I did my family practice residency in a Catholic hospital in the mid west. The strong presence of nuns in leadership and the quiet influence of the attached order and Catholic school lent an unmistakably religious atmosphere to the hospital. Mostly, as residents, we were too busy and too tired to either notice or care, but occasionally the interface between the hospital’s spiritual context and the world of patient care was uncomfortable. Even jarring.

 

Just outside the entrance to the psychiatric wing was a small quiet alcove for prayer. Next to the door into the alcove was a larger-than-life-size alabaster white statue of the Virgin Mary. When I say larger than life, I mean it. She would have been a force to be reckoned with on most college football teams. Adding to the effect, she was standing on the head of a similarly large serpent. The first time I saw it, I found it surreal, but I gradually stopped noticing it.

That is, until the day I came by and found a young adult male hard at work, AWOL as I would later learn from the occupational therapy painting class on the psych floor. He was talking quietly but energetically to himself, and totally engrossed with his paints. He had already carefully painted bright red lipstick, brown eyebrows, and a small black beauty mark on her cheek, and was painting periwinkle nipples on the Virgin Mary, taking obvious care to make them symmetric and neat.

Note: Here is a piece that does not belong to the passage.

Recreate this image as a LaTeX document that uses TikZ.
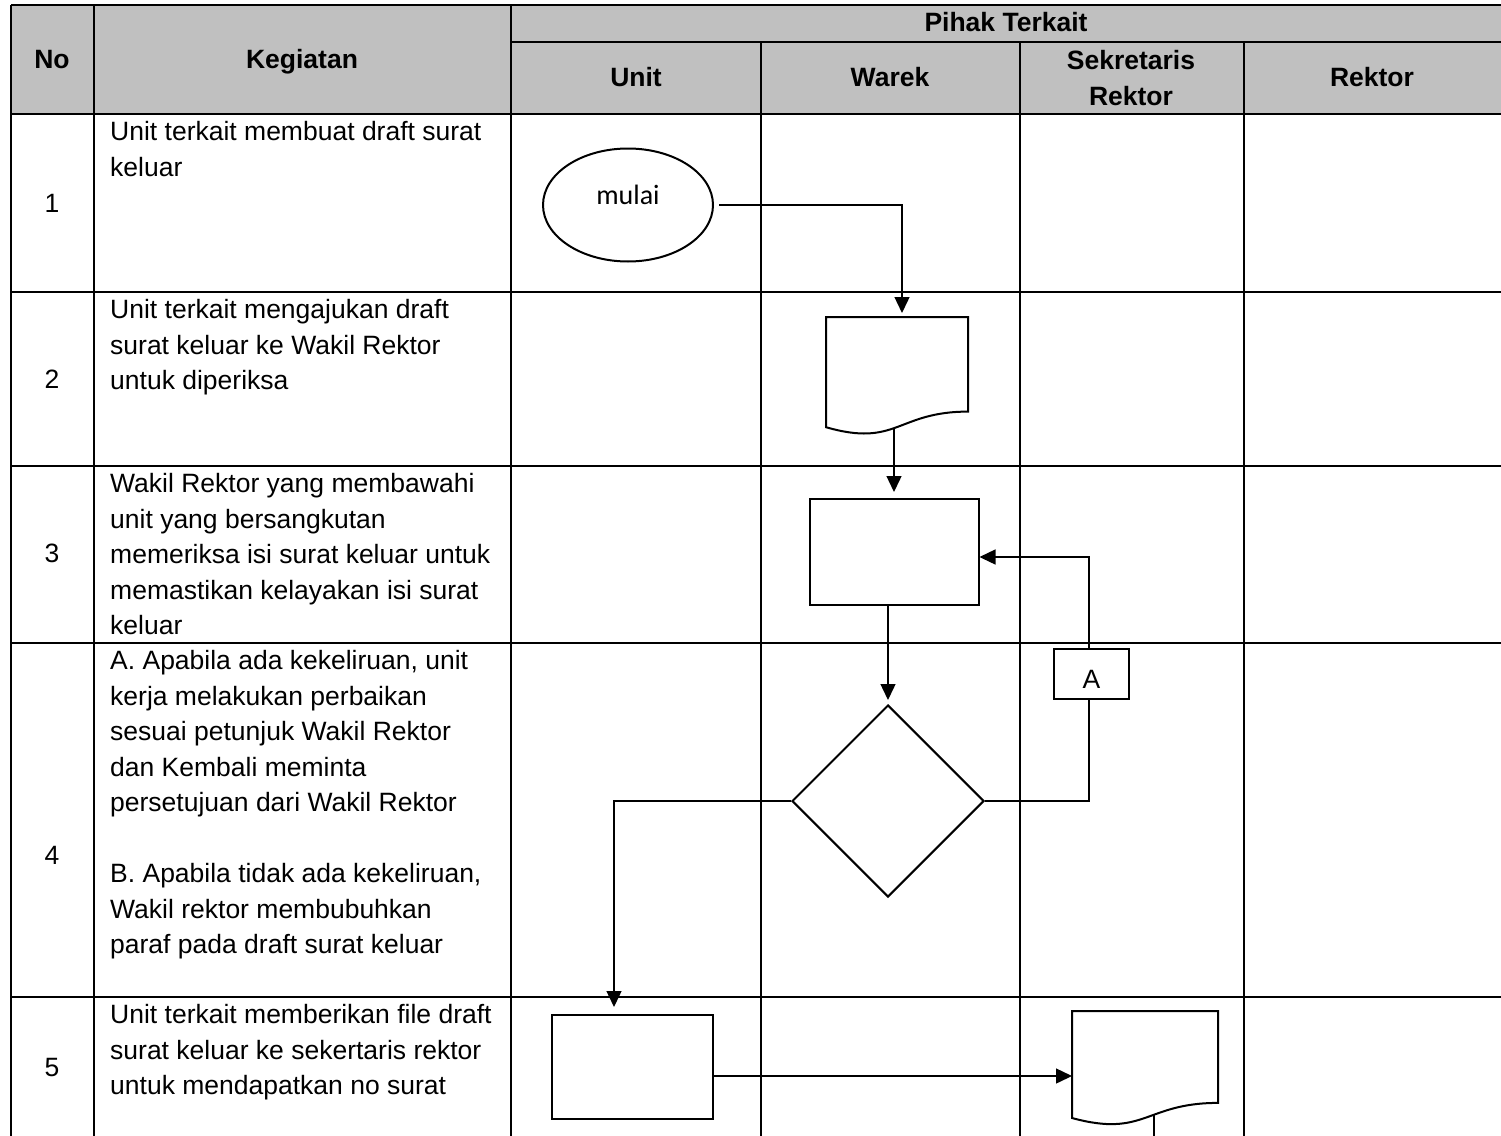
\documentclass[tikz,border=0pt]{standalone}
\usepackage{fontspec}
\setmainfont{Liberation Sans}
\newfontfamily\calfont{Carlito}
\usetikzlibrary{arrows.meta,shapes.geometric}
\begin{document}
\begin{tikzpicture}[x=1pt,y=-1pt,
  gridline/.style={line width=2.8pt},
  shp/.style={draw, line width=2pt, fill=white, inner sep=0pt},
  conn/.style={line width=1.4pt},
  arr/.style={conn, -{Triangle[length=16pt,width=15pt]}},
  body/.style={font=\fontsize{26.5}{32}\selectfont, inner sep=0pt, anchor=base west},
  num/.style={font=\fontsize{26.5}{32}\selectfont, inner sep=0pt, anchor=base},
  hdr/.style={font=\bfseries\fontsize{26.5}{32}\selectfont, inner sep=0pt, anchor=base}]
\useasboundingbox (0,0) rectangle (1501,1135);
% header background
\fill[fill={rgb,255:red,192;green,192;blue,192}] (11,5) rectangle (1501,114);
% grid
\draw[gridline] (11,5) -- (1501,5);
\draw[gridline] (511,42) -- (1501,42);
\foreach \yy in {114,292,466,643,997} \draw[gridline] (11,\yy) -- (1501,\yy);
\foreach \xx in {11,94,511} \draw[gridline] (\xx,5) -- (\xx,1140);
\foreach \xx in {761,1020,1244} \draw[gridline] (\xx,42) -- (\xx,1140);
% header texts
\node[hdr] (hNo) at (52,68.5) {No};
\node[hdr] (hKeg) at (302,68.5) {Kegiatan};
\node[hdr] (hPihak) at (1006,31.5) {Pihak Terkait};
\node[hdr] (hUnit) at (636,86.5) {Unit};
\node[hdr] (hWarek) at (890,86.5) {Warek};
\node[hdr] (hSek) at (1131,69.5) {Sekretaris};
\node[hdr] (hSekR) at (1131,105.5) {Rektor};
\node[hdr] (hRek) at (1372,86.5) {Rektor};
% numbers
\node[num] (n1) at (52,212.5) {1};
\node[num] (n2) at (52,388.5) {2};
\node[num] (n3) at (52,562.5) {3};
\node[num] (n4) at (52,864.5) {4};
\node[num] (n5) at (52,1076.5) {5};
% activity texts
\node[body] (r1a) at (110,140.5) {Unit terkait membuat draft surat};
\node[body] (r1b) at (110,176) {keluar};
\node[body] (r2a) at (110,318.5) {Unit terkait mengajukan draft};
\node[body] (r2b) at (110,354) {surat keluar ke Wakil Rektor};
\node[body] (r2c) at (110,389.5) {untuk diperiksa};
\node[body] (r3a) at (110,492.5) {Wakil Rektor yang membawahi};
\node[body] (r3b) at (110,528) {unit yang bersangkutan};
\node[body] (r3c) at (110,563.5) {memeriksa isi surat keluar untuk};
\node[body] (r3d) at (110,599) {memastikan kelayakan isi surat};
\node[body] (r3e) at (110,634.5) {keluar};
\node[body] (r4a) at (110,669.5) {A. Apabila ada kekeliruan, unit};
\node[body] (r4b) at (110,705) {kerja melakukan perbaikan};
\node[body] (r4c) at (110,740.5) {sesuai petunjuk Wakil Rektor};
\node[body] (r4d) at (110,776) {dan Kembali meminta};
\node[body] (r4e) at (110,811.5) {persetujuan dari Wakil Rektor};
\node[body] (r4f) at (110,882.5) {B. Apabila tidak ada kekeliruan,};
\node[body] (r4g) at (110,918) {Wakil rektor membubuhkan};
\node[body] (r4h) at (110,953.5) {paraf pada draft surat keluar};
\node[body] (r5a) at (110,1023.5) {Unit terkait memberikan file draft};
\node[body] (r5b) at (110,1059) {surat keluar ke sekertaris rektor};
\node[body] (r5c) at (110,1094.5) {untuk mendapatkan no surat};
% shapes
\node[shp, ellipse, minimum width=170pt, minimum height=113pt] (mulai) at (628,205) {};
\node[font=\calfont\fontsize{28}{32}\selectfont, inner sep=0pt, anchor=base] (mulaitxt) at (628,204) {mulai};
% document 1 (Warek)
\draw[line width=2pt, fill=white] (826,317) -- (968,317) -- (968,411.6)
  .. controls (897,411.6) and (897,447.7) .. (826,427.2) -- cycle;
\coordinate (doc1top) at (902,317);
\coordinate (doc1bot) at (894,428);
\node[shp, minimum width=169pt, minimum height=106pt] (periksa) at (894,552) {};
\node[shp, diamond, shape aspect=1, minimum width=192pt, minimum height=192pt] (dec) at (888,801) {};
\node[shp, line width=2.4pt, minimum width=75pt, minimum height=50pt] (A) at (1091.5,674) {};
\node[font=\fontsize{26.5}{32}\selectfont, inner sep=0pt] (Atxt) at (1091.5,679) {A};
\node[shp, minimum width=161pt, minimum height=104pt] (unitbox) at (632.5,1067) {};
% document 2 (Sekretaris)
\draw[line width=2pt, fill=white] (1072,1011) -- (1218,1011) -- (1218,1102.9)
  .. controls (1145,1102.9) and (1145,1137.9) .. (1072,1118) -- cycle;
\coordinate (doc2left) at (1072,1076);
\coordinate (doc2bot) at (1154,1115);
\coordinate (doc2end) at (1154,1140);
% helper coordinates
\coordinate (ax) at (1089,0);
\coordinate (fb) at (0,557);
\coordinate (ux) at (614,0);
\coordinate (uy) at (0,1076);
% connectors
\draw[arr] ([xshift=5pt]mulai.east) -| ([yshift=4pt]doc1top);
\draw[arr] (doc1bot) -- ([yshift=6pt]periksa.north);
\draw[arr] (periksa.south -| dec.north) -- ([yshift=4pt]dec.north);
\draw[conn] (dec.east) -| (ax |- A.south);
\draw[arr] (ax |- A.north) |- (periksa.east |- fb);
\draw[arr] (dec.west) -| ([yshift=7pt]ux |- unitbox.north);
\draw[arr] (unitbox.east |- uy) -- (doc2left);
\draw[conn] (doc2bot) -- (doc2end);
\end{tikzpicture}
\end{document}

I was transfixed.  As I stood watching in silence, another resident and then a nurse came by and stopped. We exchanged glances but no one said a word. Inevitably, the performance came to an end. One of the sisters came by and indignantly commanded him to stop: “Young man. Stop. At once.” He turned and in the flat and disinterested voice of the patient on high-dose antipsychotic medication, he asked, simply: “Why?”

The Sister replied, with sarcasm that was most likely lost on the young man, that the Virgin Mary would not have worn makeup.

His response was simple: “Well, she wouldn’t have stood on no snake, either.”

Later in the day, when I passed that way again, the young man was no longer there. The statue, which had been restored to its unblemished white state, was somehow not the same. I missed the colorful additions and couldn’t help wondering what other decorations he would have added before he stopped.

And I’ve always thought that he got by far the better of the exchange.